* Your goal: Which lines hold the word "this"? Show each of them.

* Stored rows:
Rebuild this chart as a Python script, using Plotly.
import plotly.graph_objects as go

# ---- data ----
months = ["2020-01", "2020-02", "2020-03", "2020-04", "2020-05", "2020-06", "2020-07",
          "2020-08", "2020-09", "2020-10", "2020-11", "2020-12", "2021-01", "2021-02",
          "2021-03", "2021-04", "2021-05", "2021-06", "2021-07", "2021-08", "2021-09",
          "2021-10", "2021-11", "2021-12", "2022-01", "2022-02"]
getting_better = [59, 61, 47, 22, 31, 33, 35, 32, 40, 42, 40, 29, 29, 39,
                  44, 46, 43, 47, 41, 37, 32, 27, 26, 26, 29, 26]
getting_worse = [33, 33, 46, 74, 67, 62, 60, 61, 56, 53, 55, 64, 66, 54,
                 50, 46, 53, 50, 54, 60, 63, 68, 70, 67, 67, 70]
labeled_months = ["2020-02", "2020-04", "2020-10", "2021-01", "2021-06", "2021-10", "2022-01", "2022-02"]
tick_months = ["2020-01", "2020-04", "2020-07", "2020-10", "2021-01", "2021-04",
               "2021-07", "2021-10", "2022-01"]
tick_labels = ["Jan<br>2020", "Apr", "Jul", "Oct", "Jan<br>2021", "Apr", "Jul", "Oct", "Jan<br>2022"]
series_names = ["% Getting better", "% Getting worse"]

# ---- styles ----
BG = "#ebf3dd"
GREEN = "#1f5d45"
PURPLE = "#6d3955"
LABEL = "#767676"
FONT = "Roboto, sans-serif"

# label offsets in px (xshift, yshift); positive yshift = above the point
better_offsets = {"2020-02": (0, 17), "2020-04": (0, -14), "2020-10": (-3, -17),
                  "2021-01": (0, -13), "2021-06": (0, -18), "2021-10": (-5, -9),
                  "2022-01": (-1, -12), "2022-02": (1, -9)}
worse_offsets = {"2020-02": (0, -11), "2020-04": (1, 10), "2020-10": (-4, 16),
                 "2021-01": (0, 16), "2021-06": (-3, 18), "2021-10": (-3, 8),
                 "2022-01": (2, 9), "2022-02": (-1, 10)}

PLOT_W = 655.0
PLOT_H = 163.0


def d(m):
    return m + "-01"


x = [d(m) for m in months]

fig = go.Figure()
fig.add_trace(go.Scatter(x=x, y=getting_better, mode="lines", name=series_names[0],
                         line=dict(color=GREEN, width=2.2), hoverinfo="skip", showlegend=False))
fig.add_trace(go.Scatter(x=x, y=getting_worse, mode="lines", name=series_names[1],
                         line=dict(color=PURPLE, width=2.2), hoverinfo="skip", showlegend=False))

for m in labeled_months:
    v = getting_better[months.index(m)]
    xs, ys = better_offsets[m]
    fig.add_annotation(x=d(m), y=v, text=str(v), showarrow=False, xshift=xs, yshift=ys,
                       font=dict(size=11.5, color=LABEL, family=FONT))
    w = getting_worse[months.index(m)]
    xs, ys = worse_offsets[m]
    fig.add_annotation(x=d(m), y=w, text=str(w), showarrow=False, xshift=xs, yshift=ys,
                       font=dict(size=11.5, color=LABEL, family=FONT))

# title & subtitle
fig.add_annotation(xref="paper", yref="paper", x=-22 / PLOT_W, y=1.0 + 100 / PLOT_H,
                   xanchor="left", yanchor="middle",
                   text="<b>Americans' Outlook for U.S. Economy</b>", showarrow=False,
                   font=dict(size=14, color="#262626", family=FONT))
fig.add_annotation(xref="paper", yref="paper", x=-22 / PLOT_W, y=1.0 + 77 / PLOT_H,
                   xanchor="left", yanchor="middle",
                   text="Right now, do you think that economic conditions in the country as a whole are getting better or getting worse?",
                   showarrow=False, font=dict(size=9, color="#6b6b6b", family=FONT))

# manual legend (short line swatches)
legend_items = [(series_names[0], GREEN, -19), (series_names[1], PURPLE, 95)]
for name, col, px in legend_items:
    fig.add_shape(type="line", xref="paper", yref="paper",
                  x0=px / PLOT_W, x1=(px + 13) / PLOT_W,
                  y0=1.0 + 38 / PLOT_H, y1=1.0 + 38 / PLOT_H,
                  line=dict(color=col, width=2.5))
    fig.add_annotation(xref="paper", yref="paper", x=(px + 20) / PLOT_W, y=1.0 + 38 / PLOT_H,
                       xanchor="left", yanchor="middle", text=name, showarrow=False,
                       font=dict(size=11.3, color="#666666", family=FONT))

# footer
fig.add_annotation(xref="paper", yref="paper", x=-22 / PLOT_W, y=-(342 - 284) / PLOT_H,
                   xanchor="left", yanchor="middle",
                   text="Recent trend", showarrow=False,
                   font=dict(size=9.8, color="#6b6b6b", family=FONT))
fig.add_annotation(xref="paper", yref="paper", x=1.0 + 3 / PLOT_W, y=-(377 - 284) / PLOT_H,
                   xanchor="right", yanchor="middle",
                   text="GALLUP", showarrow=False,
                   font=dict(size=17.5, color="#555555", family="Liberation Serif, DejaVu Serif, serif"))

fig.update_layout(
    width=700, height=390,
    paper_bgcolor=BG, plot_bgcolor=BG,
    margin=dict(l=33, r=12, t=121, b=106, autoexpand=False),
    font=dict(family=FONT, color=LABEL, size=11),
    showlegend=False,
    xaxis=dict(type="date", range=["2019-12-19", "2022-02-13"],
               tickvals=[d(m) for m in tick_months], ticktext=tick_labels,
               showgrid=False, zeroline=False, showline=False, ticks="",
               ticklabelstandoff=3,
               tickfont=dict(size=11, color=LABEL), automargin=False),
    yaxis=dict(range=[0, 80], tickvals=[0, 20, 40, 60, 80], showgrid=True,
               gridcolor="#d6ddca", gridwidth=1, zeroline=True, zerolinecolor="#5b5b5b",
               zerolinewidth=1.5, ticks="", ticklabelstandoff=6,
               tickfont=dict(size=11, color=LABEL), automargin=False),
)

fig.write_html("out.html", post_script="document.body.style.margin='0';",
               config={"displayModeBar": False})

==

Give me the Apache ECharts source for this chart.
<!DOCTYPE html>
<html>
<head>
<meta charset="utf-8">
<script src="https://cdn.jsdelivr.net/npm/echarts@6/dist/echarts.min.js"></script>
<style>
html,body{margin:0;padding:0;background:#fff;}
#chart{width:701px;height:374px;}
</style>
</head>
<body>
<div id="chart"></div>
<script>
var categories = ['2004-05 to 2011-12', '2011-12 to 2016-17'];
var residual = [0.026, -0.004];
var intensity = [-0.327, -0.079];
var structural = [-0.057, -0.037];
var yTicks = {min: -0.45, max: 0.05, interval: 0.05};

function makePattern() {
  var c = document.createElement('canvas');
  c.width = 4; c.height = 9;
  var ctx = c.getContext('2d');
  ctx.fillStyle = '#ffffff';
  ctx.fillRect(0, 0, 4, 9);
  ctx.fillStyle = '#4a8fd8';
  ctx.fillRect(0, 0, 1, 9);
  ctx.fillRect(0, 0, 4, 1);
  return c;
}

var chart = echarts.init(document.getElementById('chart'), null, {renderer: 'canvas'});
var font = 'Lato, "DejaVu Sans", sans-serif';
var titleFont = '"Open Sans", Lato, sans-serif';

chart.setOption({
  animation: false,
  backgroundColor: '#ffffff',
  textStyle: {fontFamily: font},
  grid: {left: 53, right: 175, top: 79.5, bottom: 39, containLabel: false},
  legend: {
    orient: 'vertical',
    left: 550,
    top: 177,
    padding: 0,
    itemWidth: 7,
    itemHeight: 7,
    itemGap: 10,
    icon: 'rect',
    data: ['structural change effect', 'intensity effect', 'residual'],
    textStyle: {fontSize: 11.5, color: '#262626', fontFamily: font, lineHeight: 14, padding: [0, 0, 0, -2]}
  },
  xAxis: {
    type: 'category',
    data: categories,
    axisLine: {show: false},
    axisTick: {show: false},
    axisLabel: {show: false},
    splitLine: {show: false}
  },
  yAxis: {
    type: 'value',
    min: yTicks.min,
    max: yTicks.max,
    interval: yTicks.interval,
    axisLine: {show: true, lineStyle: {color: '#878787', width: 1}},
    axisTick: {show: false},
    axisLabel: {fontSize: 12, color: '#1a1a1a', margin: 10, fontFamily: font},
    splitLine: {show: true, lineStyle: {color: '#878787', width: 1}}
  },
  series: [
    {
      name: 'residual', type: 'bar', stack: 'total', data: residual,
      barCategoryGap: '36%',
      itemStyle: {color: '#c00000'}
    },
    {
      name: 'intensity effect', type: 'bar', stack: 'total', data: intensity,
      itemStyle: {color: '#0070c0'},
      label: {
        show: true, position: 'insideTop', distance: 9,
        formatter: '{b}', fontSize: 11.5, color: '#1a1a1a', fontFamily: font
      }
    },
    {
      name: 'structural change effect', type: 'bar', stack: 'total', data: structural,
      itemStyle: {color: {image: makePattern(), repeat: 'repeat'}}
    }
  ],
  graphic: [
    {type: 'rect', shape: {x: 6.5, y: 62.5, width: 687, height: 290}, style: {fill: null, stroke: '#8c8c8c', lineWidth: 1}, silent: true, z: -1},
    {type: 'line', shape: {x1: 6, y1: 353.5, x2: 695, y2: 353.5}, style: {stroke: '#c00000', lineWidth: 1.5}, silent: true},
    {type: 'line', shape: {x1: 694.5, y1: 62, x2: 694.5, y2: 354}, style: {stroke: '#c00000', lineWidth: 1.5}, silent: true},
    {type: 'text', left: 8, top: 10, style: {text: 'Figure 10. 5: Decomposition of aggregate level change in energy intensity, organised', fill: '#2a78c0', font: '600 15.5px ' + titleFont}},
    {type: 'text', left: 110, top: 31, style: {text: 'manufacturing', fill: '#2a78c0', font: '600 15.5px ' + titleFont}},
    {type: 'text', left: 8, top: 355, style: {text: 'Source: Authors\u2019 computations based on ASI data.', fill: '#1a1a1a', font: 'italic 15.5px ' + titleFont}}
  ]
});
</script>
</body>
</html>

* Written answer:
Rebuild this chart as a Python script, using Plotly.
Give me the Apache ECharts source for this chart.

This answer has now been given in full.